**Instructions for the task:**
From the very first line of the data to the line containing "-790, -745, -790, -745, -745, -1180]", retype everything exactly, leaving the pictures behind.

-------- Data shown --------

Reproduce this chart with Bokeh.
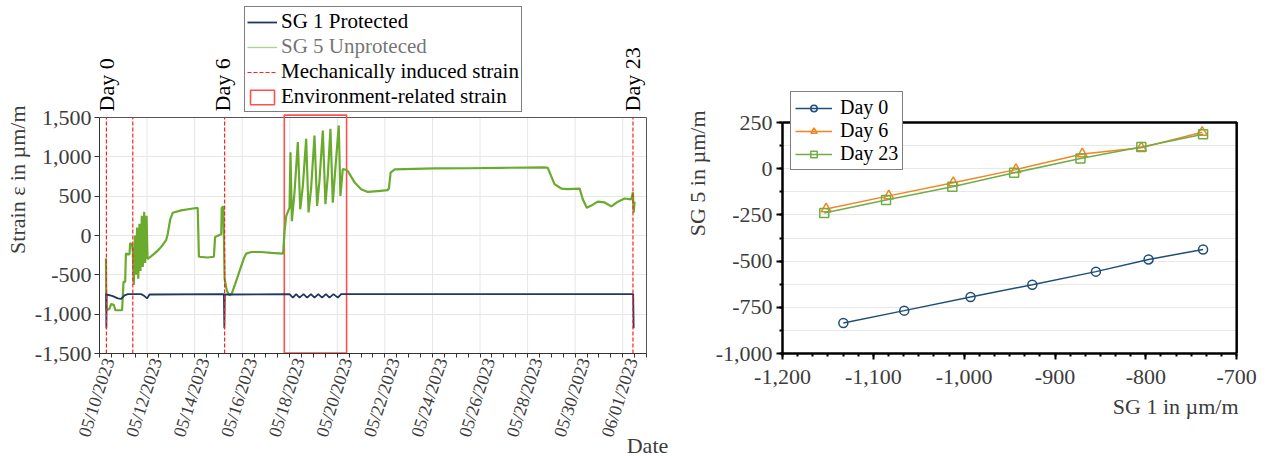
from math import pi
import pandas as pd
from bokeh.plotting import figure
from bokeh.layouts import row
from bokeh.core.properties import value
from bokeh.models import (Legend, LegendItem, FixedTicker, SingleIntervalTicker, Title,
                          NumeralTickFormatter, DatetimeTickFormatter, Range1d)
from bokeh.embed import file_html
from bokeh.resources import INLINE

# ---------------- data: left panel (time series) ----------------
START = "2023-05-10 00:00"          # origin of the day offsets below
END_DAY = 23                        # x axis spans 05/10 00:00 .. 06/02 00:00
date_tick_labels = ["05/10/2023", "05/12/2023", "05/14/2023", "05/16/2023", "05/18/2023",
                    "05/20/2023", "05/22/2023", "05/24/2023", "05/26/2023", "05/28/2023",
                    "05/30/2023", "06/01/2023"]

sg1_days = [0.25, 0.28, 0.29, 0.30, 0.45, 0.56, 0.77, 0.91, 1.05, 1.19, 1.75, 1.89, 2.00, 2.10,
            5.23, 5.25, 5.27, 7.99, 8.13, 8.27, 8.41, 8.58, 8.73, 8.89, 9.04, 9.20, 9.36, 9.52,
            9.67, 9.84, 10.02, 10.16, 22.44, 22.46]
sg1_vals = [-745, -745, -1180, -750, -760, -770, -800, -805, -760, -745, -745, -770, -800, -750,
            -745, -1180, -750, -745, -790, -745, -790, -745, -790, -745, -790, -745, -790, -745,
            -790, -745, -790, -745, -745, -1180]

sg5_days = [0.27, 0.29, 0.42, 0.49, 0.60, 0.67, 0.95, 1.01, 1.08, 1.11, 1.26, 1.29, 1.37,
            1.40, 1.44, 1.49, 1.54, 1.58, 1.63, 1.68, 1.72, 1.78, 1.82, 1.88, 1.92, 1.98, 2.02,
            2.10, 2.31, 2.52, 2.66, 2.80, 2.87, 2.97, 3.08, 3.43, 3.86, 4.13, 4.18, 4.55, 4.81,
            4.86, 5.00, 5.12, 5.14, 5.21, 5.26, 5.35, 5.47, 5.56, 5.70, 5.89, 6.07, 6.17, 6.38,
            6.80, 7.22, 7.72,
            7.78, 7.85, 7.99, 8.03, 8.09, 8.20, 8.34, 8.44, 8.55, 8.69, 8.79, 8.90, 9.04, 9.15,
            9.25, 9.39, 9.50, 9.60, 9.71, 9.81, 9.91, 10.06, 10.13, 10.23, 10.39,
            10.44, 10.72, 11.00, 11.28, 11.70, 12.12, 12.17, 12.24, 12.41, 14.09, 15.49, 16.89,
            18.71, 18.85, 19.13, 19.42, 19.69, 20.19, 20.32, 20.49, 20.68, 20.95, 21.24, 21.52,
            21.80, 22.08, 22.36, 22.43, 22.46, 22.50]
sg5_vals = [-290, -950, -930, -870, -880, -950, -950, -590, -590, -230, -240, -100, -110,
            -200, -630, 0, -500, 100, -550, 150, -450, 250, -400, 300, -350, 250, -300,
            -280, -230, -170, -120, -60, 20, 200, 290, 320, 340, 350, -270, -280, -270,
            -20, 0, 20, 350, 370, -550, -700, -760, -740, -620, -450, -290, -230, -210,
            -210, -220, -230,
            55, 247, 354, 1058, 183, 550, 1187, 333, 631, 1229, 294, 610, 1271, 375,
            700, 1335, 397, 760, 1357, 418, 820, 1399, 503, 845, 832,
            820, 678, 589, 554, 565, 576, 600, 800, 840, 853, 855, 860,
            866, 860, 653, 597, 590, 597, 461, 354, 380, 430, 420, 370,
            430, 470, 460, 550, 290, 430]

mech_days = [0.29, 1.40, 5.26, 22.43]        # mechanically induced strain events
day_mark_labels = ["Day 0", "Day 6", "Day 23"]
day_mark_days = [0.29, 5.19, 22.41]
env_days = [7.77, 10.39]                     # environment-related strain window
env_vals = [-1495, 1530]

# ---------------- data: right panel (SG 1 vs SG 5) ----------------
d0_x = [-1133, -1066, -993, -925, -855, -797, -737]
d0_y = [-835, -768, -694, -628, -557, -491, -437]
d6_x = [-1152, -1083, -1012, -943, -870, -805, -738]
d6_y = [-218, -147, -76, -5, 80, 113, 197]
d23_x = [-1154, -1086, -1013, -945, -872, -805, -737]
d23_y = [-240, -169, -98, -22, 55, 117, 186]

# ---------------- styling ----------------
FONT = "Liberation Serif"
TXT = "#3c3c3c"
NAVY = "#1f3864"
GREEN = "#6aab2e"
RED = "#ff2020"
FRAME_H = 353          # both frames span the canvas from its top to the data-box bottom
BOTTOM = 103
LABEL_SHIFT_DAYS = 0.4 # date labels sit a little right of their grid line, as in the original

t0 = pd.Timestamp(START)
def to_dt(days):
    return [t0 + pd.Timedelta(days=d) for d in days]
def to_ms(ts):
    return (pd.Timestamp(ts) - pd.Timestamp("1970-01-01")).total_seconds() * 1000.0

def style_axis(ax, color, lw, tlw, tout):
    ax.axis_line_color = color
    ax.axis_line_width = lw
    ax.major_tick_line_color = color
    ax.major_tick_line_width = tlw
    ax.minor_tick_line_color = color
    ax.minor_tick_line_width = tlw
    ax.major_tick_in = 0
    ax.major_tick_out = tout
    ax.minor_tick_in = 0
    ax.minor_tick_out = 3
    ax.major_label_text_font = FONT
    ax.major_label_text_font_size = "22px"
    ax.major_label_text_color = TXT
    ax.axis_label_text_font = FONT
    ax.axis_label_text_font_size = "22px"
    ax.axis_label_text_font_style = "normal"
    ax.axis_label_text_color = TXT

def side_title(text, align, offset, standoff):
    return Title(text=text, align=align, offset=offset, standoff=standoff,
                 text_font=FONT, text_font_size="22px", text_font_style="normal",
                 text_color=TXT)

# ================= left figure =================
L_DATA_H = 236                      # data box height in px (-1500 .. 1500)
L_ABOVE = FRAME_H - L_DATA_H        # room above the data box for legend / day marks
y_per_px = 3000 / L_DATA_H
x_pad_days = 1.0 / 23.78            # one pixel of room so the right edge is visible
p1 = figure(x_axis_type="datetime", title=None, frame_width=548, frame_height=FRAME_H,
            x_range=Range1d(to_ms(t0), to_ms(t0 + pd.Timedelta(days=END_DAY + x_pad_days))),
            y_range=Range1d(-1500, 1500 + L_ABOVE * y_per_px),
            min_border_left=97, min_border_right=24, min_border_top=0, min_border_bottom=BOTTOM,
            output_backend="svg", toolbar_location=None)
p1.background_fill_color = "white"
p1.outline_line_color = None

tick_ms = [to_ms(pd.to_datetime(s, format="%m/%d/%Y")) for s in date_tick_labels]
label_ms = [m + LABEL_SHIFT_DAYS * 86400000.0 for m in tick_ms]
minor_ms = [to_ms(t) for t in pd.date_range(t0, t0 + pd.Timedelta(days=END_DAY), freq="12h")]
p1.xaxis.ticker = FixedTicker(ticks=label_ms, minor_ticks=minor_ms)
fmt = "%m/%d/%Y"
p1.xaxis.formatter = DatetimeTickFormatter(microseconds=fmt, milliseconds=fmt, seconds=fmt,
                                           minsec=fmt, minutes=fmt, hourmin=fmt, hours=fmt,
                                           days=fmt, months=fmt, years=fmt)
p1.xaxis.major_label_orientation = 72 * pi / 180
p1.xaxis.bounds = (to_ms(t0), to_ms(t0 + pd.Timedelta(days=END_DAY)))
p1.yaxis.bounds = (-1500, 1500)
p1.xaxis.axis_label = "Date"
p1.yaxis.ticker = SingleIntervalTicker(interval=500, num_minor_ticks=0)
p1.yaxis.formatter = NumeralTickFormatter(format="0,0")
for ax in (p1.xaxis[0], p1.yaxis[0]):
    style_axis(ax, "#333333", 1, 1, 5)
p1.xaxis.major_tick_line_color = None     # tick marks come from the 12-hour minor ticks
p1.xaxis.minor_tick_out = 4
p1.xaxis.major_label_text_font_size = "18px"
p1.xaxis.major_label_standoff = 0
p1.xaxis.axis_label_standoff = -13
try:
    p1.xaxis.axis_label_align = "end"
except Exception:
    pass
p1.yaxis.major_label_standoff = 3
p1.add_layout(side_title("Strain ε in µm/m", "right", 105, 4), "left")

p1.xgrid.grid_line_color = None
p1.ygrid.grid_line_color = "#e6e6e6"
p1.segment(x0=tick_ms, x1=tick_ms, y0=[-1500] * len(tick_ms), y1=[1500] * len(tick_ms),
           line_color="#e6e6e6", line_width=1, level="underlay")

# top and right edges of the data box
xb0, xb1 = p1.xaxis[0].bounds
p1.line(x=[xb0, xb1, xb1], y=[1500, 1500, -1500], line_color="#555555", line_width=1)

r_env = p1.quad(left=[to_dt([env_days[0]])[0]], right=[to_dt([env_days[1]])[0]],
                bottom=[env_vals[0]], top=[env_vals[1]],
                fill_color=None, line_color="#ff5050", line_width=1.6)
r_sg5 = p1.line(x=to_dt(sg5_days), y=sg5_vals, line_color=GREEN, line_width=2.2)
r_sg1 = p1.line(x=to_dt(sg1_days), y=sg1_vals, line_color=NAVY, line_width=1.8)
mech_dt = to_dt(mech_days)
r_mech = p1.segment(x0=mech_dt, y0=[-1500] * len(mech_dt), x1=mech_dt, y1=[1500] * len(mech_dt),
                    line_color=RED, line_dash="4 2", line_width=1.2)
# hidden renderer used only for the greyed "SG 5" legend entry
lg_sg5 = p1.line(x=[t0], y=[0], line_color=GREEN, line_width=1.3, visible=False)

p1.text(x=to_dt(day_mark_days), y=[1500 + 6 * y_per_px] * len(day_mark_days),
        text=day_mark_labels, angle=pi / 2, text_align="left", text_baseline="middle",
        text_font=value(FONT), text_font_size=value("22px"), text_color="black")

leg1 = Legend(items=[LegendItem(label="SG 1 Protected", renderers=[r_sg1]),
                     LegendItem(label="SG 5 Unproteced", renderers=[lg_sg5]),
                     LegendItem(label="Mechanically induced strain", renderers=[r_mech]),
                     LegendItem(label="Environment-related strain", renderers=[r_env])],
              location=(145, FRAME_H - 112), click_policy="hide",
              inactive_fill_color="white", inactive_fill_alpha=0.45,
              border_line_color="black", border_line_width=1,
              background_fill_color="white", background_fill_alpha=1,
              label_text_font=FONT, label_text_font_size="21px", label_text_color="black",
              glyph_width=30, glyph_height=18, label_standoff=4, spacing=0,
              padding=2, margin=0)
p1.add_layout(leg1, "center")

# ================= right figure =================
R_DATA_H = 231                      # data box height in px (-1000 .. 250)
r_per_px = 1250 / R_DATA_H
p2 = figure(title=None, frame_width=456, frame_height=FRAME_H,
            x_range=Range1d(-1200, -698),
            y_range=Range1d(-1000, 250 + (FRAME_H - R_DATA_H) * r_per_px),
            min_border_left=111, min_border_right=22, min_border_top=0, min_border_bottom=BOTTOM,
            output_backend="svg", toolbar_location=None)
p2.outline_line_color = None
p2.xaxis.ticker = SingleIntervalTicker(interval=100, num_minor_ticks=6)
p2.yaxis.ticker = SingleIntervalTicker(interval=250, num_minor_ticks=2)
p2.xaxis.formatter = NumeralTickFormatter(format="0,0")
p2.yaxis.formatter = NumeralTickFormatter(format="0,0")
p2.xaxis.bounds = (-1200, -700)
p2.yaxis.bounds = (-1000, 250)
for ax in (p2.xaxis[0], p2.yaxis[0]):
    style_axis(ax, "black", 2.5, 2, 6)
p2.xaxis.major_label_standoff = 10
p2.yaxis.major_label_standoff = 4
p2.add_layout(side_title("SG 5 in µm/m", "right", 110, 6), "left")
p2.add_layout(side_title("SG 1 in µm/m", "right", 0, 10), "below")
p2.xgrid.grid_line_color = None
p2.ygrid.grid_line_color = "#e8e8e8"
p2.ygrid.minor_grid_line_color = "#e8e8e8"

bx0, bx1 = p2.xaxis[0].bounds
by0, by1 = p2.yaxis[0].bounds
p2.line(x=[bx0, bx1, bx1], y=[by1, by1, by0], line_color="black", line_width=2.5)

series = [("Day 0", d0_x, d0_y, "#1f4e79", "circle", 9),
          ("Day 6", d6_x, d6_y, "#f5841f", "triangle", 10),
          ("Day 23", d23_x, d23_y, "#70ad47", "square", 9)]
items = []
for name, xs, ys, col, mk, sz in series:
    rl = p2.line(x=xs, y=ys, line_color=col, line_width=1.5)
    rs = p2.scatter(x=xs, y=ys, marker=mk, size=sz, line_color=col, line_width=1.5,
                    fill_color="white", fill_alpha=0.0)
    items.append(LegendItem(label=name, renderers=[rl, rs]))
leg2 = Legend(items=items, location=(8, FRAME_H - 170),
              border_line_color="black", border_line_width=1.5,
              background_fill_color="white", background_fill_alpha=1,
              label_text_font=FONT, label_text_font_size="20px", label_text_color="black",
              glyph_width=37, glyph_height=16, label_standoff=8, spacing=0,
              padding=4, margin=0)
p2.add_layout(leg2, "center")

layout = row(p1, p2)
open("out.html", "w").write(file_html(layout, INLINE))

--------

**Answer to this task:**
Reproduce this chart with Bokeh.
from math import pi
import pandas as pd
from bokeh.plotting import figure
from bokeh.layouts import row
from bokeh.core.properties import value
from bokeh.models import (Legend, LegendItem, FixedTicker, SingleIntervalTicker, Title,
                          NumeralTickFormatter, DatetimeTickFormatter, Range1d)
from bokeh.embed import file_html
from bokeh.resources import INLINE

# ---------------- data: left panel (time series) ----------------
START = "2023-05-10 00:00"          # origin of the day offsets below
END_DAY = 23                        # x axis spans 05/10 00:00 .. 06/02 00:00
date_tick_labels = ["05/10/2023", "05/12/2023", "05/14/2023", "05/16/2023", "05/18/2023",
                    "05/20/2023", "05/22/2023", "05/24/2023", "05/26/2023", "05/28/2023",
                    "05/30/2023", "06/01/2023"]

sg1_days = [0.25, 0.28, 0.29, 0.30, 0.45, 0.56, 0.77, 0.91, 1.05, 1.19, 1.75, 1.89, 2.00, 2.10,
            5.23, 5.25, 5.27, 7.99, 8.13, 8.27, 8.41, 8.58, 8.73, 8.89, 9.04, 9.20, 9.36, 9.52,
            9.67, 9.84, 10.02, 10.16, 22.44, 22.46]
sg1_vals = [-745, -745, -1180, -750, -760, -770, -800, -805, -760, -745, -745, -770, -800, -750,
            -745, -1180, -750, -745, -790, -745, -790, -745, -790, -745, -790, -745, -790, -745,
            -790, -745, -790, -745, -745, -1180]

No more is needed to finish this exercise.